*DIRECTIVE*. Return, without pictures, the lines from the start of the data through the one that contains "tick_vals += [gi".

*DATA*.
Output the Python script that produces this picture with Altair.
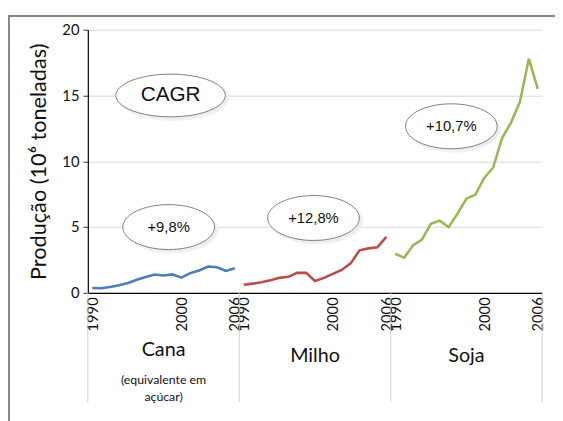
import altair as alt
import pandas as pd

years = list(range(1990, 2007))
groups = ["Cana", "Milho", "Soja"]
cana = [0.37, 0.35, 0.45, 0.57, 0.75, 1.0, 1.2, 1.4, 1.32, 1.4, 1.15, 1.5, 1.7, 2.0, 1.95, 1.67, 1.87]
milho = [0.62, 0.70, 0.80, 0.95, 1.14, 1.22, 1.52, 1.52, 0.90, 1.14, 1.44, 1.74, 2.24, 3.23, 3.38, 3.46, 4.25]
soja = [2.97, 2.67, 3.6, 4.04, 5.24, 5.49, 4.99, 6.03, 7.16, 7.46, 8.73, 9.53, 11.77, 12.94, 14.51, 17.8, 15.5]
colors = ["#4a7ebb", "#be4b48", "#98b954"]

ann_labels = ["+9,8%", "+12,8%", "+10,7%"]
ann_x = [8.57, 24.83, 40.3]
ann_y = [5.0, 5.69, 12.66]
cagr_label = ["CAGR"]
cagr_x = [8.79]
cagr_y = [15.0]

rows = []
for gi, (g, vals) in enumerate(zip(groups, [cana, milho, soja])):
    for yi, (yr, v) in enumerate(zip(years, vals)):
        rows.append({"g": g, "idx": gi * 17 + yi, "year": yr, "v": v})
df = pd.DataFrame(rows)

W, H = 461, 267
n = len(years) * len(groups)
xs = alt.Scale(domain=[-0.5, n - 0.5], nice=False, zero=False)
ys = alt.Scale(domain=[0, 20], nice=False)

tick_vals = []
for gi in range(3):
    tick_vals += [gi * 17 + 0, gi * 17 + 10, gi * 17 + 16]

base_x = alt.X("idx:Q", scale=xs, axis=alt.Axis(
    values=tick_vals, labelExpr="'' + (1990 + datum.value % 17)", labelAngle=-90,
    labelOverlap=False, labelFlush=False, ticks=False, grid=False, title=None,
    labelFontSize=15, labelFont="Lato", labelColor="#111", labelPadding=4,
    domainColor="#000", domainWidth=1.2))
base_y = alt.Y("v:Q", scale=ys, axis=alt.Axis(
    values=[0, 5, 10, 15, 20], grid=True, gridColor="#d9d9d9", domainColor="#000",
    domainWidth=1.2, tickColor="#333", tickSize=5, labelFontSize=15, labelFont="Lato",
    labelColor="#111", labelPadding=4, title="Produção (10⁶ toneladas)",
    titleFont="Lato", titleFontSize=22, titleFontWeight="normal", titleColor="#111",
    titlePadding=12))

lines = alt.Chart(df).mark_line(strokeWidth=2.6).encode(
    x=base_x, y=base_y,
    color=alt.Color("g:N", scale=alt.Scale(domain=groups, range=colors), legend=None),
)

sep_df = pd.DataFrame({"idx": [-0.5, 16.5, 33.5, 50.5]})
seps = alt.Chart(sep_df).mark_rule(color="#d0d0d0", strokeWidth=1).encode(
    x=alt.X("idx:Q", scale=xs), y=alt.value(H), y2=alt.value(H + 111))

lab_df = pd.DataFrame({"idx": [8, 25, 42], "t": groups})
glabels = alt.layer(
    alt.Chart(lab_df.iloc[[0]]).mark_text(font="Lato", fontSize=20, color="#111", baseline="middle").encode(
        x=alt.X("idx:Q", scale=xs), y=alt.value(H + 58), text="t:N"),
    alt.Chart(lab_df.iloc[[1, 2]]).mark_text(font="Lato", fontSize=20, color="#111", baseline="middle").encode(
        x=alt.X("idx:Q", scale=xs), y=alt.value(H + 64), text="t:N"),
    alt.Chart(pd.DataFrame({"idx": [8], "t": ["(equivalente em"]})).mark_text(font="Lato", fontSize=12.5, color="#111", baseline="middle").encode(
        x=alt.X("idx:Q", scale=xs), y=alt.value(H + 88), text="t:N"),
    alt.Chart(pd.DataFrame({"idx": [8], "t": ["açúcar)"]})).mark_text(font="Lato", fontSize=12.5, color="#111", baseline="middle").encode(
        x=alt.X("idx:Q", scale=xs), y=alt.value(H + 106), text="t:N"),
)

def ellipse(ry):
    return f"M -1 0 A 1 {ry} 0 1 1 1 0 A 1 {ry} 0 1 1 -1 0 Z"

ann_df = pd.DataFrame({"idx": ann_x, "v": ann_y, "t": ann_labels})
cagr_df = pd.DataFrame({"idx": cagr_x, "v": cagr_y, "t": cagr_label})

def bubble(d, w, ry, fs):
    enc = dict(x=alt.X("idx:Q", scale=xs), y=alt.Y("v:Q", scale=ys))
    shadow = alt.Chart(d).mark_point(shape=ellipse(ry), size=w * w, filled=True, fill="#ececec",
                                     stroke="#f2f2f2", strokeWidth=2, opacity=1, xOffset=3, yOffset=3).encode(**enc)
    shape = alt.Chart(d).mark_point(shape=ellipse(ry), size=w * w, filled=True, fill="#ffffff",
                                    stroke="#7f7f7f", strokeWidth=1, opacity=1).encode(**enc)
    txt = alt.Chart(d).mark_text(font="Liberation Sans", fontSize=fs, color="#111", baseline="middle").encode(
        text="t:N", **enc)
    return [shadow, shape, txt]

border = alt.Chart(pd.DataFrame({"a": [0]})).mark_rect(
    fillOpacity=0, stroke="#888888", strokeWidth=2).encode(
    x=alt.value(-80), x2=alt.value(700), y=alt.value(-14), y2=alt.value(600))

chart = alt.layer(
    border, seps, lines, *bubble(cagr_df, 111, 0.39, 21), *bubble(ann_df, 93, 0.49, 15), glabels
).properties(
    width=W, height=H,
    autosize=alt.AutoSizeParams(type="none"),
    padding={"left": 81, "top": 19, "right": 13, "bottom": 127},
).configure_view(stroke=None)

chart.save("out.html", embed_options={"renderer": "svg", "actions": False})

*PROBLEM SOLUTION*.
Output the Python script that produces this picture with Altair.
import altair as alt
import pandas as pd

years = list(range(1990, 2007))
groups = ["Cana", "Milho", "Soja"]
cana = [0.37, 0.35, 0.45, 0.57, 0.75, 1.0, 1.2, 1.4, 1.32, 1.4, 1.15, 1.5, 1.7, 2.0, 1.95, 1.67, 1.87]
milho = [0.62, 0.70, 0.80, 0.95, 1.14, 1.22, 1.52, 1.52, 0.90, 1.14, 1.44, 1.74, 2.24, 3.23, 3.38, 3.46, 4.25]
soja = [2.97, 2.67, 3.6, 4.04, 5.24, 5.49, 4.99, 6.03, 7.16, 7.46, 8.73, 9.53, 11.77, 12.94, 14.51, 17.8, 15.5]
colors = ["#4a7ebb", "#be4b48", "#98b954"]

ann_labels = ["+9,8%", "+12,8%", "+10,7%"]
ann_x = [8.57, 24.83, 40.3]
ann_y = [5.0, 5.69, 12.66]
cagr_label = ["CAGR"]
cagr_x = [8.79]
cagr_y = [15.0]

rows = []
for gi, (g, vals) in enumerate(zip(groups, [cana, milho, soja])):
    for yi, (yr, v) in enumerate(zip(years, vals)):
        rows.append({"g": g, "idx": gi * 17 + yi, "year": yr, "v": v})
df = pd.DataFrame(rows)

W, H = 461, 267
n = len(years) * len(groups)
xs = alt.Scale(domain=[-0.5, n - 0.5], nice=False, zero=False)
ys = alt.Scale(domain=[0, 20], nice=False)

tick_vals = []
for gi in range(3):
    tick_vals += [gi * 17 + 0, gi * 17 + 10, gi * 17 + 16]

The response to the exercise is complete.